Philip Q wrote:
> 1. There are two (major) custom nodetypes in the repository, one
> designed to store plain-text data, the other is designed to store binary
> data (just in properties of those nodetypes).
> Do I need to do anything special to convince Jackrabbit to index these
> nodes? What about processing the binary data with the textfilters?
the binary data must be stored a node of type nt:resource or as a sub
type thereof.
then you need to configure the text filter classes in repository.xml
(and any existing workspace.xml files) that you want to use.
See also:
https://svn.apache.org/repos/asf/jackrabbit/trunk/textfilters/README.txt
> 2. How would I search the binary data?
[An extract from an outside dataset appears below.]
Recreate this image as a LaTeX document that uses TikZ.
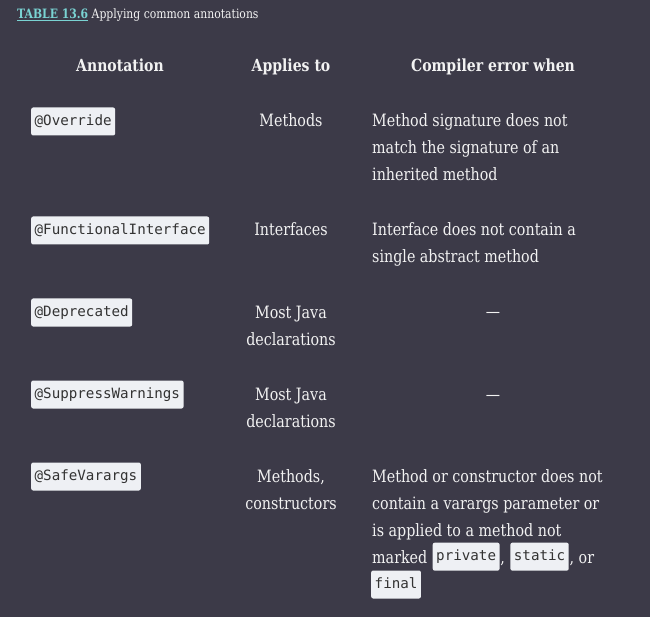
\documentclass[tikz,border=0pt]{standalone}
\usepackage{fontspec}
\setmainfont{DejaVu Serif}[FakeStretch=0.84]
\setmonofont{DejaVu Sans Mono}
\usetikzlibrary{positioning}
\definecolor{pagebg}{HTML}{3C3A48}
\definecolor{txt}{HTML}{F2F2F2}
\definecolor{teal}{HTML}{7AD3D3}
\definecolor{codebg}{HTML}{EEF0F4}
\definecolor{codefg}{HTML}{333333}
\newcommand{\bodyfont}{\fontsize{17}{27}\selectfont}
\newcommand{\headfont}{\fontsize{16.7}{27}\selectfont\bfseries}
\newcommand{\codefont}{\fontsize{14.2}{16}\selectfont\ttfamily}

\begin{document}
\begin{tikzpicture}[
    x=1pt, y=-1pt,
    head/.style={font=\headfont, text=txt, anchor=base, inner sep=0pt},
    cell/.style={font=\bodyfont, text=txt, align=center, anchor=base, inner sep=0pt},
    desc/.style={font=\bodyfont, text=txt, align=left, anchor=base west, inner sep=0pt},
    code/.style={fill=codebg, text=codefg, font=\codefont, rounded corners=2pt,
        inner xsep=3.5pt, inner ysep=0pt, text height=11pt, text depth=3.5pt,
        minimum height=28pt, anchor=west}
]
    \fill[pagebg] (0,0) rectangle (650,617);
    \useasboundingbox (0,0) rectangle (650,617);

    % Caption
    \node[anchor=base west, inner sep=0pt, font=\fontsize{12.9}{15}\selectfont, text=txt] (caption) at (17,19)
        {\textcolor{teal}{\bfseries\underline{TABLE 13.6}} Applying common annotations};

    % Column heads
    \node[head] (hann) at (120,72) {Annotation};
    \node[head] (happ) at (291,72) {Applies to};
    \node[head] (herr) at (493,72) {Compiler error when};

    % Row: @Override (multi-line nodes sit on their last baseline)
    \node[code] (override) at (31,121.5) {@Override};
    \node[cell] (app1) at (291,127) {Methods};
    \node[desc] (err1) at (372,181) {Method signature does not\\match the signature of an\\inherited method};

    % Row: @FunctionalInterface
    \node[code] (funcint) at (31,230.5) {@FunctionalInterface};
    \node[cell] (app2) at (291,236) {Interfaces};
    \node[desc] (err2) at (372,263) {Interface does not contain a\\single abstract method};

    % Row: @Deprecated
    \node[code] (deprec) at (31,312.5) {@Deprecated};
    \node[cell] (app3) at (291,345) {Most Java\\declarations};
    \node[cell] (err3) at (493,318) {---};

    % Row: @SuppressWarnings
    \node[code] (suppress) at (31,394.5) {@SuppressWarnings};
    \node[cell] (app4) at (291,427) {Most Java\\declarations};
    \node[cell] (err4) at (493,400) {---};

    % Row: @SafeVarargs
    \node[code] (safevar) at (31,476.5) {@SafeVarargs};
    \node[cell] (app5) at (291,509) {Methods,\\constructors};
    \node[desc] (err5) at (372,536) {Method or constructor does not\\contain a varargs parameter or\\is applied to a method not};
    \node[desc] (marked) at (372,563) {marked};
    \node[code, right=5pt of marked.east] (private) {private};
    \node[desc] (comma) at ([xshift=0.5pt]private.east |- marked.base) {,};
    \node[code, right=5pt of comma.east |- private.east] (static) {static};
    \node[desc] (or) at ([xshift=0.5pt]static.east |- marked.base) {, or};
    \node[code] (final) at (371,584.5) {final};
\end{tikzpicture}
\end{document}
Would a standard XPath query work
> on it as-if it was plain-text (assuming it was an PDF/Word/parseable file)?
once the resource nodes went through the text filters you can search
binary content using the jcr:contains function:
//element(*, nt:resource)[jcr:contains(., 'foo')]
> 3. Since I can't do a full-text query with the JCR/Jackrabbit interface,
> but I assume I can just use Lucene to open the index. If I did, what
> field(s) would I need to query, and what kind of path would I get back?
> (A pointer to the source code that does this would also be very helpful).
JCR *does* provide a way to execute a fulltext query. see above. There
is no need to query the underlying index directly using plain lucene.
regards
marcel
|